[Sunday, 16th Aug.]

Everything being arranged for sailing to the rock on Saturday the 15th, the vessel might have proceeded on the Sunday; but understanding that this would not be so agreeable to the artificers it was deferred until Monday. Here we cannot help observing that the men allotted for the operations at the rock seemed to enter upon the undertaking with a degree of consideration which fully marked their opinion as to the hazardous nature of the undertaking on which they were about to enter. They went in a body to church on Sunday, and whether it was in the ordinary course, or designed for the occasion, the writer is not certain, but the service was, in many respects, suitable to their circumstances.

[Monday, 17th Aug.]

The tide happening to fall late in the evening of Monday the 17th, the party, counting twenty-four in number, embarked on board of the Smeaton about ten o'clock p.m., and sailed from Arbroath with a gentle breeze at west. Our ship's colours having been flying all day in compliment to the commencement of the work, the other vessels in the harbour also saluted, which made a very gay appearance. A number of the friends and acquaintances of those on board having been thus collected, the piers, though at a late hour, were perfectly crowded, and just as the Smeaton cleared the harbour, all on board united in giving three hearty cheers, which were returned by those on shore in such good earnest, that, in the still of the evening, the sound must have been heard in all parts of the town, re-echoing from the walls and lofty turrets of the venerable Abbey of Aberbrothwick.

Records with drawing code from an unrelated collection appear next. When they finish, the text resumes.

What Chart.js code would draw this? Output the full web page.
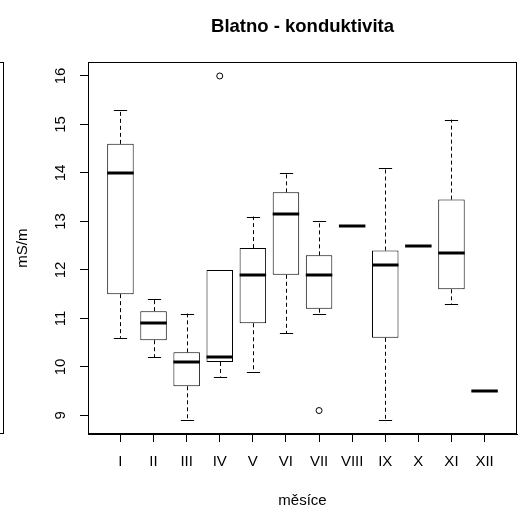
<!DOCTYPE html>
<html>
<head>
<meta charset="utf-8">
<script src="https://cdn.jsdelivr.net/npm/chart.js@4"></script>
<style>
  html, body { margin: 0; padding: 0; background: #fff; overflow: hidden; }
  canvas { display: block; }
</style>
</head>
<body>
<canvas id="boxChart" width="526" height="518"></canvas>
<script>
// values
const months = ['I', 'II', 'III', 'IV', 'V', 'VI', 'VII', 'VIII', 'IX', 'X', 'XI', 'XII'];
const whiskerLow  = [10.6, 10.2,  8.9,  9.8,  9.9, 10.7, 11.1, 12.9,  8.9, 12.5, 11.3, 9.5];
const q1          = [11.5, 10.55, 9.6, 10.1, 10.9, 11.9, 11.2, 12.9, 10.6, 12.5, 11.6, 9.5];
const medians     = [14.0, 10.9, 10.1, 10.2, 11.9, 13.15, 11.9, 12.9, 12.1, 12.5, 12.35, 9.5];
const q3          = [14.6, 11.15, 10.3, 12.0, 12.45, 13.6, 12.3, 12.9, 12.4, 12.5, 13.45, 9.5];
const whiskerHigh = [15.3, 11.4, 11.1, 12.0, 13.1, 14.0, 13.0, 12.9, 14.1, 12.5, 15.1, 9.5];
const outlierMonth = [4, 7];
const outlierValue = [16.0, 9.1];
const yTicks = [9, 10, 11, 12, 13, 14, 15, 16];

const FONT = 'Arial, "Liberation Sans", sans-serif';

// whiskers, staples and medians, drawn through the scales
const boxParts = {
    id: 'boxParts',
    beforeDatasetsDraw(chart) {
        const { ctx, scales: { x, y } } = chart;
        ctx.save();
        ctx.strokeStyle = '#000';
        ctx.lineWidth = 1;
        months.forEach((m, i) => {
            if (whiskerLow[i] === whiskerHigh[i]) return;
            const cx = Math.round(x.getPixelForValue(i + 1)) + 0.5;
            const sw = (x.getPixelForValue(i + 1.2) - x.getPixelForValue(i + 0.8)) / 2;
            ctx.setLineDash([4, 3]);
            ctx.beginPath();
            if (whiskerHigh[i] > q3[i]) {
                ctx.moveTo(cx, y.getPixelForValue(q3[i]));
                ctx.lineTo(cx, y.getPixelForValue(whiskerHigh[i]));
            }
            if (whiskerLow[i] < q1[i]) {
                ctx.moveTo(cx, y.getPixelForValue(q1[i]));
                ctx.lineTo(cx, y.getPixelForValue(whiskerLow[i]));
            }
            ctx.stroke();
            ctx.setLineDash([]);
            ctx.beginPath();
            [whiskerLow[i], whiskerHigh[i]].forEach(v => {
                const py = Math.round(y.getPixelForValue(v)) + 0.5;
                ctx.moveTo(cx - sw, py);
                ctx.lineTo(cx + sw, py);
            });
            ctx.stroke();
        });
        ctx.restore();
    },
    afterDatasetsDraw(chart) {
        const { ctx, scales: { x, y } } = chart;
        ctx.save();
        ctx.strokeStyle = '#000';
        ctx.lineWidth = 3;
        ctx.lineCap = 'butt';
        medians.forEach((v, i) => {
            const py = Math.round(y.getPixelForValue(v));
            ctx.beginPath();
            ctx.moveTo(x.getPixelForValue(i + 0.6), py);
            ctx.lineTo(x.getPixelForValue(i + 1.4), py);
            ctx.stroke();
        });
        ctx.restore();
    },
    afterDraw(chart) {
        const { ctx, chartArea: a } = chart;
        const l = Math.round(a.left);
        const r = Math.round(a.right);
        const t = Math.round(a.top);
        const b = Math.round(a.bottom);
        ctx.save();
        ctx.fillStyle = '#000';
        // plot frame
        ctx.fillRect(l, t, r - l, 1);
        ctx.fillRect(l, b - 1, r - l, 1);
        ctx.fillRect(l, t, 1, b - t);
        ctx.fillRect(r - 1, t, 1, b - t);
        // edge of the neighbouring panel on the left
        ctx.fillRect(0, t, 4, 1);
        ctx.fillRect(3, t, 1, b - t);
        ctx.fillRect(0, b - 1, 4, 1);
        ctx.restore();
    }
};

const ctx = document.getElementById('boxChart').getContext('2d');
new Chart(ctx, {
    type: 'bar',
    data: {
        datasets: [{
            label: 'box',
            data: months.map((m, i) => ({ x: i + 1, y: [q1[i], q3[i]] })),
            backgroundColor: '#fff',
            borderColor: '#000',
            borderWidth: 1,
            borderSkipped: false,
            categoryPercentage: 0.8,
            barPercentage: 1.0
        }, {
            type: 'scatter',
            label: 'outliers',
            data: outlierMonth.map((m, i) => ({ x: m, y: outlierValue[i] })),
            pointStyle: 'circle',
            pointRadius: 3,
            pointBackgroundColor: 'rgba(0,0,0,0)',
            pointBorderColor: '#000',
            pointBorderWidth: 1
        }]
    },
    options: {
        responsive: false,
        animation: false,
        devicePixelRatio: 1,
        layout: { padding: { left: 0, right: 9, top: 0, bottom: 0 } },
        plugins: {
            legend: { display: false },
            tooltip: { enabled: false },
            title: {
                display: true,
                fullSize: false,
                text: 'Blatno - konduktivita',
                color: '#000',
                font: { family: FONT, size: 18.5, weight: 'bold' },
                padding: { top: 16, bottom: 24 }
            }
        },
        scales: {
            x: {
                type: 'linear',
                offset: false,
                min: 0.02,
                max: 12.98,
                afterBuildTicks: (scale) => { scale.ticks = months.map((m, i) => ({ value: i + 1 })); },
                afterFit: (scale) => { scale.height = 84; },
                ticks: {
                    callback: (v) => months[v - 1],
                    color: '#000',
                    font: { family: FONT, size: 15 },
                    padding: 11,
                    autoSkip: false,
                    maxRotation: 0
                },
                grid: { offset: false, drawOnChartArea: false, drawTicks: true, tickLength: 8, color: '#000' },
                border: { display: true, color: '#000' },
                title: {
                    display: true,
                    text: 'měsíce',
                    color: '#000',
                    font: { family: FONT, size: 15 },
                    padding: { top: 0, bottom: 8 }
                }
            },
            y: {
                min: 8.616,
                max: 16.284,
                afterBuildTicks: (scale) => { scale.ticks = yTicks.map(v => ({ value: v })); },
                afterFit: (scale) => { scale.width = 88; },
                ticks: {
                    color: '#000',
                    font: { family: FONT, size: 15 },
                    minRotation: 90,
                    maxRotation: 90,
                    crossAlign: 'center',
                    padding: 11
                },
                grid: { drawOnChartArea: false, drawTicks: true, tickLength: 8, color: '#000' },
                border: { display: true, color: '#000' },
                title: {
                    display: true,
                    text: 'mS/m',
                    color: '#000',
                    font: { family: FONT, size: 15 },
                    padding: { top: 14, bottom: 0 }
                }
            }
        }
    },
    plugins: [boxParts]
});
</script>
</body>
</html>
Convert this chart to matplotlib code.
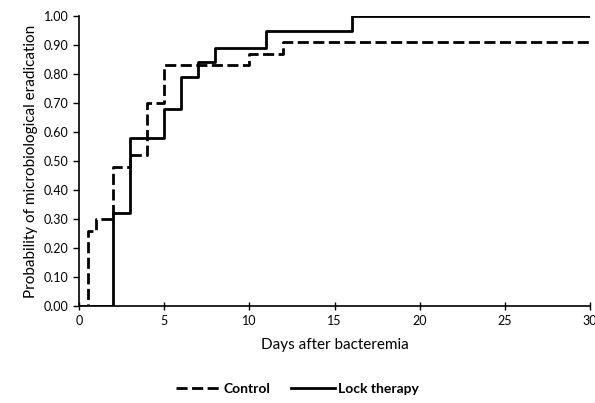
import matplotlib.pyplot as plt

plt.rcParams["font.family"] = ["Lato", "DejaVu Sans"]

# step times (days) and survival-curve probabilities
control_days = [0, 0.5, 1, 2, 3, 4, 5, 10, 12, 30]
control_prob = [0.0, 0.26, 0.30, 0.48, 0.52, 0.70, 0.83, 0.87, 0.91, 0.91]

lock_days = [0, 2, 3, 5, 6, 7, 8, 11, 16, 30]
lock_prob = [0.0, 0.32, 0.58, 0.68, 0.79, 0.84, 0.89, 0.95, 1.0, 1.0]

x_ticks = [0, 5, 10, 15, 20, 25, 30]
y_ticks = [i / 10 for i in range(11)]


def main() -> None:
    fig = plt.figure(figsize=(5.95, 4.03), dpi=100)
    ax = fig.add_axes([79 / 595, 1 - 306 / 403, (590 - 79) / 595, (306 - 16) / 403])

    ax.step(control_days, control_prob, where="post", color="black", linewidth=2,
            linestyle=(0, (4, 1.6)), label="Control")
    ax.step(lock_days, lock_prob, where="post", color="black", linewidth=2,
            label="Lock therapy")

    ax.set_xlim(0, 30)
    ax.set_ylim(0, 1.0)
    ax.set_xticks(x_ticks)
    ax.set_yticks(y_ticks, [f"{v:.2f}" for v in y_ticks])
    ax.tick_params(axis="both", labelsize=9, length=4, width=1, direction="out")
    ax.tick_params(axis="x", direction="inout", length=6)
    ax.spines[["top", "right"]].set_visible(False)
    ax.spines[["left", "bottom"]].set_linewidth(1.2)

    ax.set_xlabel("Days after bacteremia", fontsize=11, labelpad=8)
    ax.set_ylabel("Probability of microbiological eradication", fontsize=11)

    fig.legend(loc="lower center", bbox_to_anchor=(0.5, -0.01), ncols=2, frameon=False,
               prop={"weight": "bold", "size": 10}, handlelength=3.2, columnspacing=1.5,
               handletextpad=0.2)

    fig.savefig("out.png", dpi=100)
    plt.close(fig)


if __name__ == "__main__":
    main()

The writer felt much satisfaction at the manner of this parting scene, though he must own that the present rejoicing was, on his part, mingled with occasional reflections upon the responsibility of his situation, which extended to the safety of all who should be engaged in this perilous work. With such sensations he retired to his cabin; but as the artificers were rather inclined to move about the deck than to remain in their confined berths below, his repose was transient, and the vessel being small every motion was necessarily heard. Some who were musically inclined occasionally sung; but he listened with peculiar pleasure to the sailor at the helm, who hummed over Dibdin's characteristic air:-

'They say there's a Providence sits up aloft, To keep watch for the life of poor Jack.'

[Tuesday, 18th Aug.]

The weather had been very gentle all night, and, about four in the morning of the 18th, the Smeaton anchored. Agreeably to an arranged plan of operations, all hands were called at five o'clock a.m., just as the highest part of the Bell Rock began to show its sable head among the light breakers, which occasionally whitened with the foaming sea. The two boats belonging to the floating light attended the Smeaton, to carry the artificers to the rock, as her boat could only accommodate about six or eight sitters. Every one was more eager than his neighbour to leap into the boats and it required a good deal of management on the part of the coxswains to get men unaccustomed to a boat to take their places for rowing and at the same time trimming her properly. The landing-master and foreman went into one boat, while the writer took charge of another, and steered it to and from the rock. This became the more necessary in the early stages of the work, as places could not be spared for more than two, or at most three seamen to each boat, who were always stationed, one at the bow, to use the boat-hook in fending or pushing off, and the other at the aftermost oar, to give the proper time in rowing, while the middle oars were double- banked, and rowed by the artificers.

As the weather was extremely fine, with light airs of wind from the east, we landed without difficulty upon the central part of the rock at half-past five, but the water had not yet sufficiently left it for commencing the work. This interval, however, did not pass unoccupied.